Regardless of when Gallo returns, it is certain that Denver is going to have to start the year with a shallower small forward rotation than normal with Wilson Chandler likely assuming the starting duties. With Gallinari out and Chandler starting, though, that could leave Jordan Hamilton and Quincy Miller vying for minutes at the three off of the bench.
As of right now, Hamilton seems like the more likely candidate to slip in as the backup to Chandler. However, Miller could have the chance to prove himself at training camp and the preseason and eventually work his way into some minutes.
Miller didn’t see much of the NBA in his rookie season, playing in just seven games for the Nuggets and posting averages of just 1.3 points and 0.3 rebounds in only 3.7 minutes per game. He spent 23 games in the D-League, though, playing with the Iowa Energy where he averaged a solid 11.3 points, 6.9 rebounds and 1.4 blocks in 24.3 minutes per game, though he shot just 39.1 percent from the floor and only 33.8 percent from three.

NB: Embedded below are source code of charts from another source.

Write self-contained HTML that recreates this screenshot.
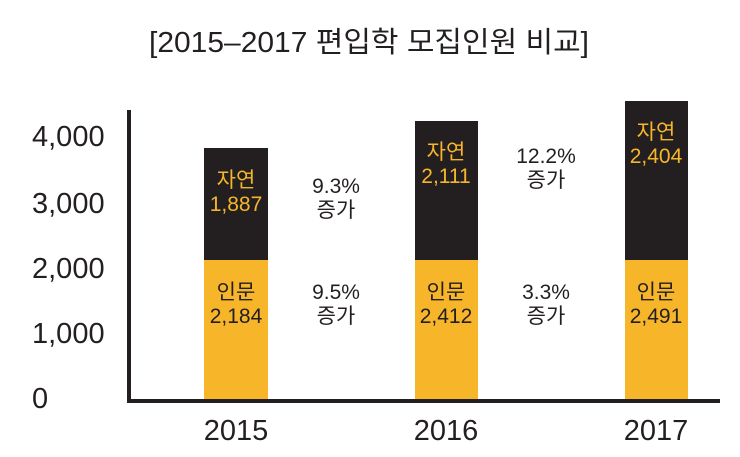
<!DOCTYPE html>
<html><head><meta charset="utf-8"><style>
body{margin:0;background:#fff;}
svg text{font-family:"Liberation Sans","Noto Sans CJK KR",sans-serif;}
</style></head><body>
<svg width="740" height="452" viewBox="0 0 740 452" xmlns="http://www.w3.org/2000/svg">
<rect width="740" height="452" fill="#fff"/>
<text x="369" y="52" font-size="29" text-anchor="middle" fill="#231f20" textLength="440" lengthAdjust="spacingAndGlyphs">[2015–2017 편입학 모집인원 비교]</text>
<g font-size="29" fill="#231f20" text-anchor="start">
<text x="32" y="146">4,000</text>
<text x="32" y="213">3,000</text>
<text x="32" y="278">2,000</text>
<text x="32" y="343">1,000</text>
<text x="32" y="408">0</text>
</g>
<rect x="204" y="148" width="64" height="112" fill="#231f20"/>
<rect x="204" y="260" width="64" height="140" fill="#f7b52a"/>
<rect x="415" y="121" width="63" height="139" fill="#231f20"/>
<rect x="415" y="260" width="63" height="140" fill="#f7b52a"/>
<rect x="625" y="101" width="63" height="159" fill="#231f20"/>
<rect x="625" y="260" width="63" height="140" fill="#f7b52a"/>
<rect x="127" y="110" width="4" height="293" fill="#231f20"/>
<rect x="127" y="399" width="593" height="4" fill="#231f20"/>
<g font-size="21" text-anchor="middle">
<text x="236" y="187" fill="#f7b52a">자연</text><text x="236" y="211" fill="#f7b52a">1,887</text>
<text x="236" y="299" fill="#231f20">인문</text><text x="236" y="323" fill="#231f20">2,184</text>
<text x="446" y="159" fill="#f7b52a">자연</text><text x="446" y="183" fill="#f7b52a">2,111</text>
<text x="446" y="299" fill="#231f20">인문</text><text x="446" y="323" fill="#231f20">2,412</text>
<text x="656" y="139" fill="#f7b52a">자연</text><text x="656" y="163" fill="#f7b52a">2,404</text>
<text x="656" y="299" fill="#231f20">인문</text><text x="656" y="323" fill="#231f20">2,491</text>
<g fill="#231f20">
<text x="336" y="193">9.3%</text><text x="336" y="217">증가</text>
<text x="336" y="299">9.5%</text><text x="336" y="323">증가</text>
<text x="546" y="163">12.2%</text><text x="546" y="187">증가</text>
<text x="546" y="299">3.3%</text><text x="546" y="323">증가</text>
</g>
</g>
<g font-size="29" fill="#231f20" text-anchor="middle">
<text x="236" y="440">2015</text>
<text x="446" y="440">2016</text>
<text x="656" y="440">2017</text>
</g>
</svg>
</body></html>
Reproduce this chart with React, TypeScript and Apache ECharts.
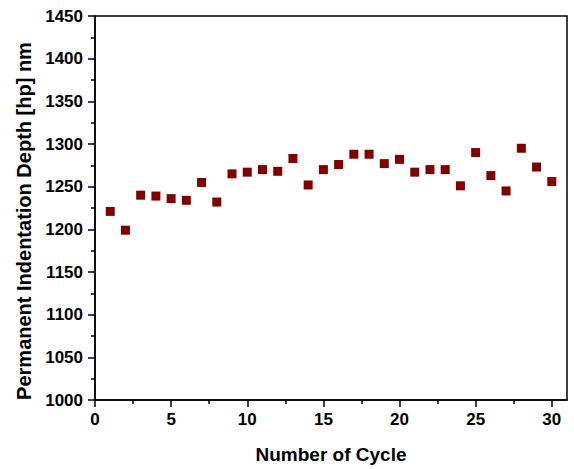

The biggest for challenge with Miller as he’s come into the league has been adjusting to being more of a wing player as opposed to playing more of power forward role in college. In college he had the length to succeed in the post, but lacked the strength and assertiveness to reach his potential at that position. With moving to the wing, he’s had to further develop his quickness to not be a liability defensively and has had to develop a more consistent jumper.
At the Las Vegas Summer League, Miller definitely showed off an improved jump shot. Miller shot just 38.3 percent from the floor in six games at Summer League, but actually shot an impressive 9-20 from beyond-the-arc. Granted, this was at Summer League which should always be taken with a grain of salt, but his jumper looked to have a better release point than it had in the past and he obviously had more success with it than he did in the D-League last year.
If Miller can continue to show proficiency with his jump shot, can be an effective rebounder as a wing and can show improvements in the defensive aspects of his game, he should have the chance to find some minutes in the Nuggets’ rotation early in the season. A lot of that will depend on how Hamilton performs, but Miller will have the biggest impact on his own destiny this season.